## Short task
Reproduce the lines exactly, beginning with the line that has "Convert this chart to Apache ECharts code." and ending with the line that has "const mids = values.map((v, i)". Images are left out.

## start Stored data

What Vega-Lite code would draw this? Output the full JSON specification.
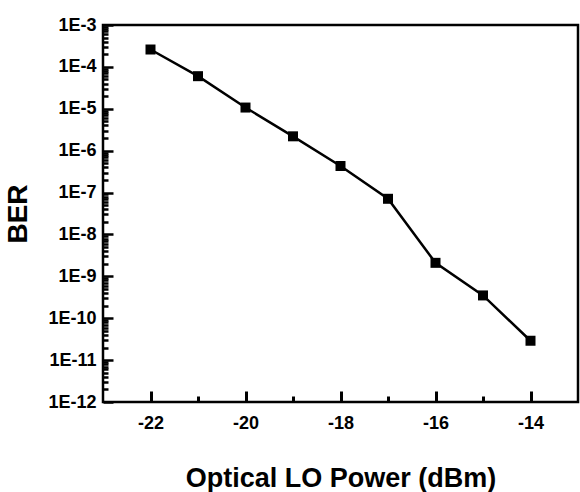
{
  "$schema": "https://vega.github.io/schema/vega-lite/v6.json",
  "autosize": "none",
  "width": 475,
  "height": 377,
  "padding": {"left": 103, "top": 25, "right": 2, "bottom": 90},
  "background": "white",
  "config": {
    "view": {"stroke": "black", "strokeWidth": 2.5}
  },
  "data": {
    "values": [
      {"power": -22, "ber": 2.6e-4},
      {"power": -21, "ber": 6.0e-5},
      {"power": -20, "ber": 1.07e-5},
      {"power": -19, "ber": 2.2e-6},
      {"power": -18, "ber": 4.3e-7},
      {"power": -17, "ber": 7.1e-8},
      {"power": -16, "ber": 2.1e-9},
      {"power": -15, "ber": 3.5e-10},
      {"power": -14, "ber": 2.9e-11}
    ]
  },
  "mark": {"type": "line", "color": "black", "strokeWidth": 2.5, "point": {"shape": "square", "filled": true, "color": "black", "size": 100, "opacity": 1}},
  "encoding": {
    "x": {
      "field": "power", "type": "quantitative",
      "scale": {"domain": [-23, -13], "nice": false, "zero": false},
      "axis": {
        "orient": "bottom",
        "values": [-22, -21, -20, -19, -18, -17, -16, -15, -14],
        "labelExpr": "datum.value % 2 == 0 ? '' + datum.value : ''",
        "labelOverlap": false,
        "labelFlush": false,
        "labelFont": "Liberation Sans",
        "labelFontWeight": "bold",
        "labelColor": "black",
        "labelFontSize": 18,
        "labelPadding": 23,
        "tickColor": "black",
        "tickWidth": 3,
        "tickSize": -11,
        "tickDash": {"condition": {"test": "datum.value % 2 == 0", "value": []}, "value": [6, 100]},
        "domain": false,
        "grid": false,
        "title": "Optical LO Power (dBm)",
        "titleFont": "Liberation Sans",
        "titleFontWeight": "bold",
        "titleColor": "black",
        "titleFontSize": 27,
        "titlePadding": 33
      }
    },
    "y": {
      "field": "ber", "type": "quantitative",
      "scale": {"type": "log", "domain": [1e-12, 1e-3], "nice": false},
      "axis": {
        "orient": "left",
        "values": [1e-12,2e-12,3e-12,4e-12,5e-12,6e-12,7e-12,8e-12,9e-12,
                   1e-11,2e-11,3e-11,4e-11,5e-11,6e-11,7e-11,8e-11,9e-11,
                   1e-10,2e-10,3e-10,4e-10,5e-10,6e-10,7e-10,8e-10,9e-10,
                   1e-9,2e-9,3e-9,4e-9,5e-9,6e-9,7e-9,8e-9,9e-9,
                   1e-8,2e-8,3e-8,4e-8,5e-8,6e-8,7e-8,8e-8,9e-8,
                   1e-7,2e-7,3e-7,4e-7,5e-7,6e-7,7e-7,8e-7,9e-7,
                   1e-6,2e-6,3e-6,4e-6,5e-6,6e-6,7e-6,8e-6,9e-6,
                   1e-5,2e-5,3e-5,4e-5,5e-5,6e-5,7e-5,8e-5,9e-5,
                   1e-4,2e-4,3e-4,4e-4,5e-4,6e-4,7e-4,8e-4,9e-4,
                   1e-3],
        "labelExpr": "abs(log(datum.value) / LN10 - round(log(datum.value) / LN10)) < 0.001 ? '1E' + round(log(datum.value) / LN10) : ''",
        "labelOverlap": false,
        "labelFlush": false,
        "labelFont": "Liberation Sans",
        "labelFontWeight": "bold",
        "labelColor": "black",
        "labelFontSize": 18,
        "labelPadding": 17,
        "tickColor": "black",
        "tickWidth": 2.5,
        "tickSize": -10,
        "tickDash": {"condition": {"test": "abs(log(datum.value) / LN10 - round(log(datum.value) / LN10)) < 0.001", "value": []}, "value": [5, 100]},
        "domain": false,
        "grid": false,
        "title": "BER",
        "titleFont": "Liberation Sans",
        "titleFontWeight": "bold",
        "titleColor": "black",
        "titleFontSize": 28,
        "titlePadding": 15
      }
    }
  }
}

## end Stored data
## start Stored data

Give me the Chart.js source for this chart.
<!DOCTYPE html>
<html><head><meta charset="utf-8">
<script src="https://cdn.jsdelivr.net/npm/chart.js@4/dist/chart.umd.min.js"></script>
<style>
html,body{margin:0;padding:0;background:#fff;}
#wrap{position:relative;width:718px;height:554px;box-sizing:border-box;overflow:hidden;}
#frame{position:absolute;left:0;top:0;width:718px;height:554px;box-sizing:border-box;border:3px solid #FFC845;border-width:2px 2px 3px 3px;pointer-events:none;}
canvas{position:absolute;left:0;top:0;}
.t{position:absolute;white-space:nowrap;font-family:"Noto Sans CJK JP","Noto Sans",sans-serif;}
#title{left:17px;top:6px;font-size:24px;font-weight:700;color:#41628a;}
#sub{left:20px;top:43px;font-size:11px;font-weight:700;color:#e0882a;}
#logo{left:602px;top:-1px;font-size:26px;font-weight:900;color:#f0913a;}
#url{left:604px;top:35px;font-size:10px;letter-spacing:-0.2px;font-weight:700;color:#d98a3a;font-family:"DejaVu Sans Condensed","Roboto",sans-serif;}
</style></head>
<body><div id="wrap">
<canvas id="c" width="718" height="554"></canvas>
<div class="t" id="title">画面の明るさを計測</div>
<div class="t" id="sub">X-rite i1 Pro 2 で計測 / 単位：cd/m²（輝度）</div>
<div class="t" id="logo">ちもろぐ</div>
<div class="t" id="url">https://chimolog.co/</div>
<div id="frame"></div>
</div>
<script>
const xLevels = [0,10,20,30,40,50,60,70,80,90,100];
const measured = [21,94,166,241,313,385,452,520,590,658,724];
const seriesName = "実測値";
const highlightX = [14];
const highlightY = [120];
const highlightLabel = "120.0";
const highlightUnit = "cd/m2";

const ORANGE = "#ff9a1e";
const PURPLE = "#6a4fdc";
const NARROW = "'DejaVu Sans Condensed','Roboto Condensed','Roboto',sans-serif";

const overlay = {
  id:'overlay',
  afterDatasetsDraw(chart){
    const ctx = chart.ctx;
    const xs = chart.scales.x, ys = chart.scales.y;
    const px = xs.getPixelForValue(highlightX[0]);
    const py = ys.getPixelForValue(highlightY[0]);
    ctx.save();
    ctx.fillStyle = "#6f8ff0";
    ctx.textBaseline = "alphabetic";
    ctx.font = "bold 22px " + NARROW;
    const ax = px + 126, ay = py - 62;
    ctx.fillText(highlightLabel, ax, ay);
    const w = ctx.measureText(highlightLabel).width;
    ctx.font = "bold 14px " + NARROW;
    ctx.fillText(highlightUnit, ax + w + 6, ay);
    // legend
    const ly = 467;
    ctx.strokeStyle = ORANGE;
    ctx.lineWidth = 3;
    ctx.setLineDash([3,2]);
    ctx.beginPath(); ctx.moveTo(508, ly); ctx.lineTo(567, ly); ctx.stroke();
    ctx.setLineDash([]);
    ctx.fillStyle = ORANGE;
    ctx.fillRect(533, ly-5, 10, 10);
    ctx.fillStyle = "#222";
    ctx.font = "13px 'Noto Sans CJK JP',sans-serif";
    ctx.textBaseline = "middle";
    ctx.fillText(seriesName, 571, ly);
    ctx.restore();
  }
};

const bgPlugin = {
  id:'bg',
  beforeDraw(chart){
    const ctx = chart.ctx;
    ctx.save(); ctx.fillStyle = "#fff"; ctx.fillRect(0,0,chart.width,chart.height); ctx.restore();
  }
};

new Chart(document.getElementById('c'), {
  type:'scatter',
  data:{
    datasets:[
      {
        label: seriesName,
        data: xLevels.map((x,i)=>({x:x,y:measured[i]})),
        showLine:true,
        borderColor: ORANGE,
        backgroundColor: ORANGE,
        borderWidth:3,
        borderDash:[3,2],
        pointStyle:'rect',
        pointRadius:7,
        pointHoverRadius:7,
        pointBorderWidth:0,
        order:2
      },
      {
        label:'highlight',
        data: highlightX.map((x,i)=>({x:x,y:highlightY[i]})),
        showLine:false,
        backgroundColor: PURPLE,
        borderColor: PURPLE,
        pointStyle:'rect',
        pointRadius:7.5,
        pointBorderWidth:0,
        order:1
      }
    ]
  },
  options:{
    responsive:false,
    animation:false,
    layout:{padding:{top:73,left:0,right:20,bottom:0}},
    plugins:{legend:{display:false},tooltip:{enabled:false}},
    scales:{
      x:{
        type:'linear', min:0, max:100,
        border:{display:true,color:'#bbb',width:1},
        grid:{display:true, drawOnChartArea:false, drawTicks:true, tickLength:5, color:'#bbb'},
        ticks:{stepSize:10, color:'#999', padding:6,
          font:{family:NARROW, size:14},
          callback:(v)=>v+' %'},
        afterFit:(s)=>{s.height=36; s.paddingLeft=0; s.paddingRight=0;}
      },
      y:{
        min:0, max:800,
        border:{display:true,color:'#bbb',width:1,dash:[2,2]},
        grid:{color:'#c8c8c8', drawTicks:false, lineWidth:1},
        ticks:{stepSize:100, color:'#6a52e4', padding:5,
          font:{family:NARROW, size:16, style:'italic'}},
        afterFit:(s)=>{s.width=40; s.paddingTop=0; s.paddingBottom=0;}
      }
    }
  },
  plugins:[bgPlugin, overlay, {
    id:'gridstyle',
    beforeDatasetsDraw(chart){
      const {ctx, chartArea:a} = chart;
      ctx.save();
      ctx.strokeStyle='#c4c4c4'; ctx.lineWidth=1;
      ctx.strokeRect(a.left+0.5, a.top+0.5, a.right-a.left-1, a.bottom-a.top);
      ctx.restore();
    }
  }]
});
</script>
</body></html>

## end Stored data
## start Stored data

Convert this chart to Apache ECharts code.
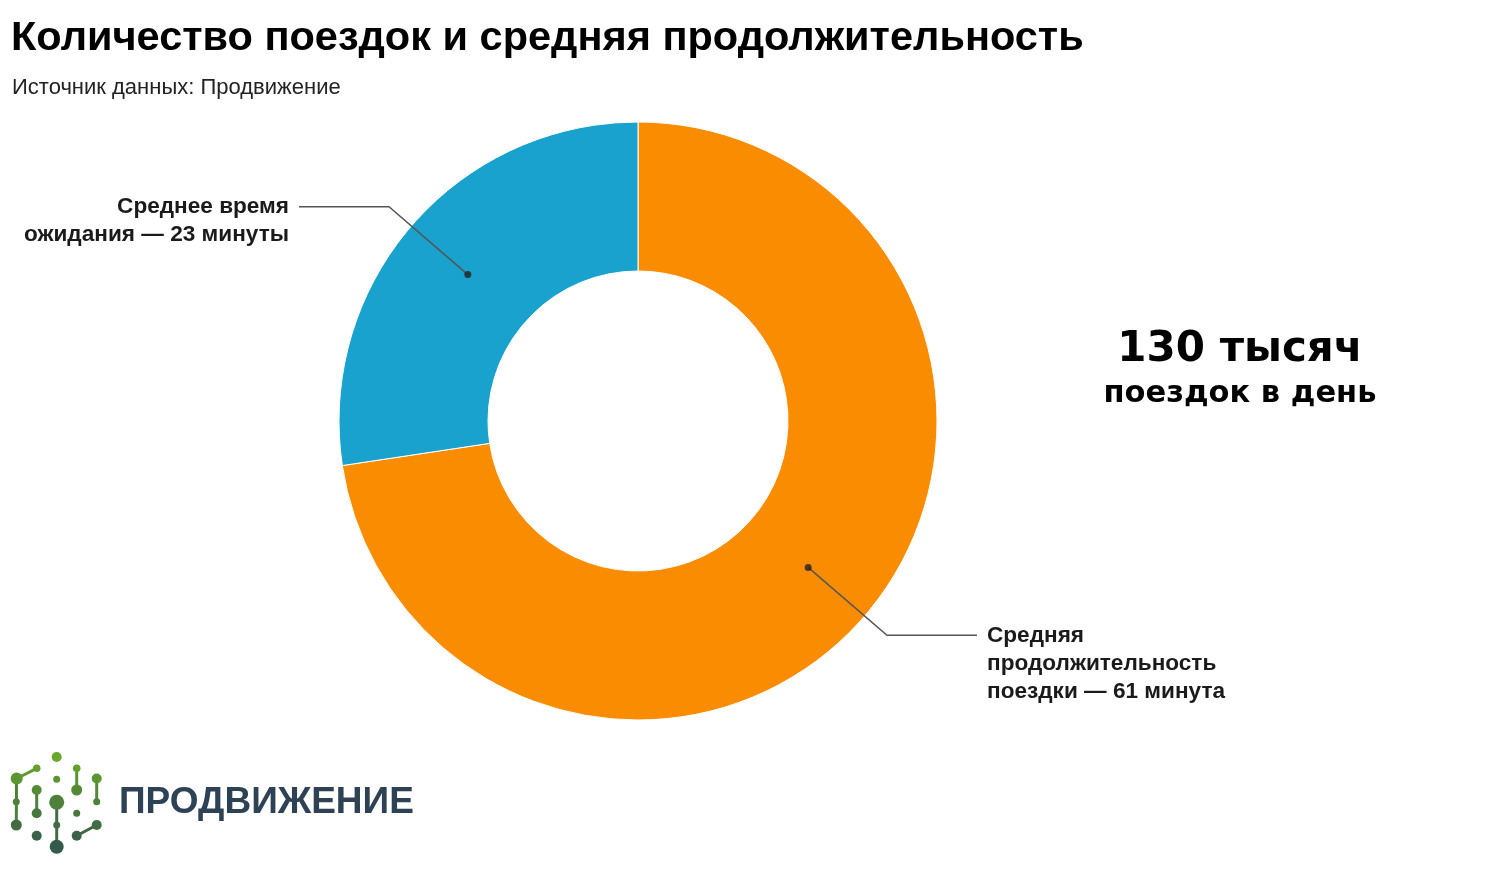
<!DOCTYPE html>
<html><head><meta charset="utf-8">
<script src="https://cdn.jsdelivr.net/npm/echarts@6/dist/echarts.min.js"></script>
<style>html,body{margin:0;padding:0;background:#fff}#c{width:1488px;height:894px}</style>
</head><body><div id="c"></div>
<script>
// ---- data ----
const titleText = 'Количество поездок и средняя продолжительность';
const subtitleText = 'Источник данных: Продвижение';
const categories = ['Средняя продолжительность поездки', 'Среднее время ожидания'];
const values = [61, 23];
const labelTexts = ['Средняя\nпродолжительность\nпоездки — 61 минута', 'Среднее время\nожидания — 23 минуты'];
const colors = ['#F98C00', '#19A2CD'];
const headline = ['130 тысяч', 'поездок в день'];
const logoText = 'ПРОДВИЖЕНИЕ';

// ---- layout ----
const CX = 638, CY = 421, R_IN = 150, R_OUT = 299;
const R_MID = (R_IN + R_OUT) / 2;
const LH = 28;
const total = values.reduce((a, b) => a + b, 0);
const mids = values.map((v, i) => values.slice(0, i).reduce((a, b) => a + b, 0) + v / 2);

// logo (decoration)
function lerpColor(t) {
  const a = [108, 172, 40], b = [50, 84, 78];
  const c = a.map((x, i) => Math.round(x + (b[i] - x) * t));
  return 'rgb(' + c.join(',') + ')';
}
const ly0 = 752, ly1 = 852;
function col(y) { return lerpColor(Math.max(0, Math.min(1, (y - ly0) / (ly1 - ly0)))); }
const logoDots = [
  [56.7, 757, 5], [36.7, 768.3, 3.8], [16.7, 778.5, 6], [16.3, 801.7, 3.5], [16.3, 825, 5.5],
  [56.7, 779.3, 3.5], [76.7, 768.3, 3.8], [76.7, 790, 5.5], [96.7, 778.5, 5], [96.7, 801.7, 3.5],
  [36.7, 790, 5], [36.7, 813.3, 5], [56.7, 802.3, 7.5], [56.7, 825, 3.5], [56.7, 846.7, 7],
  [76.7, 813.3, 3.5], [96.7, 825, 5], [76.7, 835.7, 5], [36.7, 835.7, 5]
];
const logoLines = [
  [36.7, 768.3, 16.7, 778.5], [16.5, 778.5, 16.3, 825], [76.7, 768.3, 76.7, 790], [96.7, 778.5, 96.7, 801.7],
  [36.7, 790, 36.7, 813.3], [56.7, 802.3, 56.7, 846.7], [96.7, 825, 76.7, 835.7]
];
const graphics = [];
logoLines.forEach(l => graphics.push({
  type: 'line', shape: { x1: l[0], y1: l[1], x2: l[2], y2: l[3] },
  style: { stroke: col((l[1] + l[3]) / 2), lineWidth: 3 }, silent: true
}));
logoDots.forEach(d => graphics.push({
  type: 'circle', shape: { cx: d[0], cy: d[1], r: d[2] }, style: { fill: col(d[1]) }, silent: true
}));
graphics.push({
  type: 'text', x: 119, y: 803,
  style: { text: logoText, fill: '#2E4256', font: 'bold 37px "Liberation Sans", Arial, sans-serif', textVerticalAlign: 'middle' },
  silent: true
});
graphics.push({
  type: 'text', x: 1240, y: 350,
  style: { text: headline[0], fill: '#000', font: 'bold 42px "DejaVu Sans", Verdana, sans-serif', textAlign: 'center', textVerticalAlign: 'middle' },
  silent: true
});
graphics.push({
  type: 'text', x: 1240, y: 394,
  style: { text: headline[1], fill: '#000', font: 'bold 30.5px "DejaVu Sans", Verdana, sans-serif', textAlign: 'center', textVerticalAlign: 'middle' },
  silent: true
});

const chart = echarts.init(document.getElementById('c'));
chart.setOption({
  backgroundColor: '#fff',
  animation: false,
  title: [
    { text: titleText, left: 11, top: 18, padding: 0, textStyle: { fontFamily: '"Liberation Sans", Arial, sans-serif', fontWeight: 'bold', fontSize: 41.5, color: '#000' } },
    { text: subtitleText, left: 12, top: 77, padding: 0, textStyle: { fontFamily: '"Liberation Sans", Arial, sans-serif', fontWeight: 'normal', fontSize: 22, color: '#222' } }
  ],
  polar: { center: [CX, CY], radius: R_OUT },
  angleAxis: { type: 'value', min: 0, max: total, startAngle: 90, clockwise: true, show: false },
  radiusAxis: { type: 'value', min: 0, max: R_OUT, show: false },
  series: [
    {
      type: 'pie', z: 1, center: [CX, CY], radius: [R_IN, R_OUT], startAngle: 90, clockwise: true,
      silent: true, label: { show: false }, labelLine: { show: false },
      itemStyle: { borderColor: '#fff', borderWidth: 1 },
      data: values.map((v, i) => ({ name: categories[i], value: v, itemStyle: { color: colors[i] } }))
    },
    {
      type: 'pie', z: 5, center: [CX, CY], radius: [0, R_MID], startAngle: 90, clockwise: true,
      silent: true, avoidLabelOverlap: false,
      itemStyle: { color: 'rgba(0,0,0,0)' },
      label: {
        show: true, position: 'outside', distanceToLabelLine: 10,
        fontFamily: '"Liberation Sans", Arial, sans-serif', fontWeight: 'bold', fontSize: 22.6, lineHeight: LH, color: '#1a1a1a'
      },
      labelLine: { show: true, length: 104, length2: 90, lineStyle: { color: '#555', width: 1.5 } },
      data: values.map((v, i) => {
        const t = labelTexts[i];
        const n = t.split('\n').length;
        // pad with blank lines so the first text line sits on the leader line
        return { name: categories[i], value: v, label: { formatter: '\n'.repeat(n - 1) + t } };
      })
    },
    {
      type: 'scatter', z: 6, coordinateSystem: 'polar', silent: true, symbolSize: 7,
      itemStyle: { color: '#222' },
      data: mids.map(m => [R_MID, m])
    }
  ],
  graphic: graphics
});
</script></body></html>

## end Stored data

## Answer to this problem
Convert this chart to Apache ECharts code.
<!DOCTYPE html>
<html><head><meta charset="utf-8">
<script src="https://cdn.jsdelivr.net/npm/echarts@6/dist/echarts.min.js"></script>
<style>html,body{margin:0;padding:0;background:#fff}#c{width:1488px;height:894px}</style>
</head><body><div id="c"></div>
<script>
// ---- data ----
const titleText = 'Количество поездок и средняя продолжительность';
const subtitleText = 'Источник данных: Продвижение';
const categories = ['Средняя продолжительность поездки', 'Среднее время ожидания'];
const values = [61, 23];
const labelTexts = ['Средняя\nпродолжительность\nпоездки — 61 минута', 'Среднее время\nожидания — 23 минуты'];
const colors = ['#F98C00', '#19A2CD'];
const headline = ['130 тысяч', 'поездок в день'];
const logoText = 'ПРОДВИЖЕНИЕ';

// ---- layout ----
const CX = 638, CY = 421, R_IN = 150, R_OUT = 299;
const R_MID = (R_IN + R_OUT) / 2;
const LH = 28;
const total = values.reduce((a, b) => a + b, 0);
const mids = values.map((v, i) => values.slice(0, i).reduce((a, b) => a + b, 0) + v / 2);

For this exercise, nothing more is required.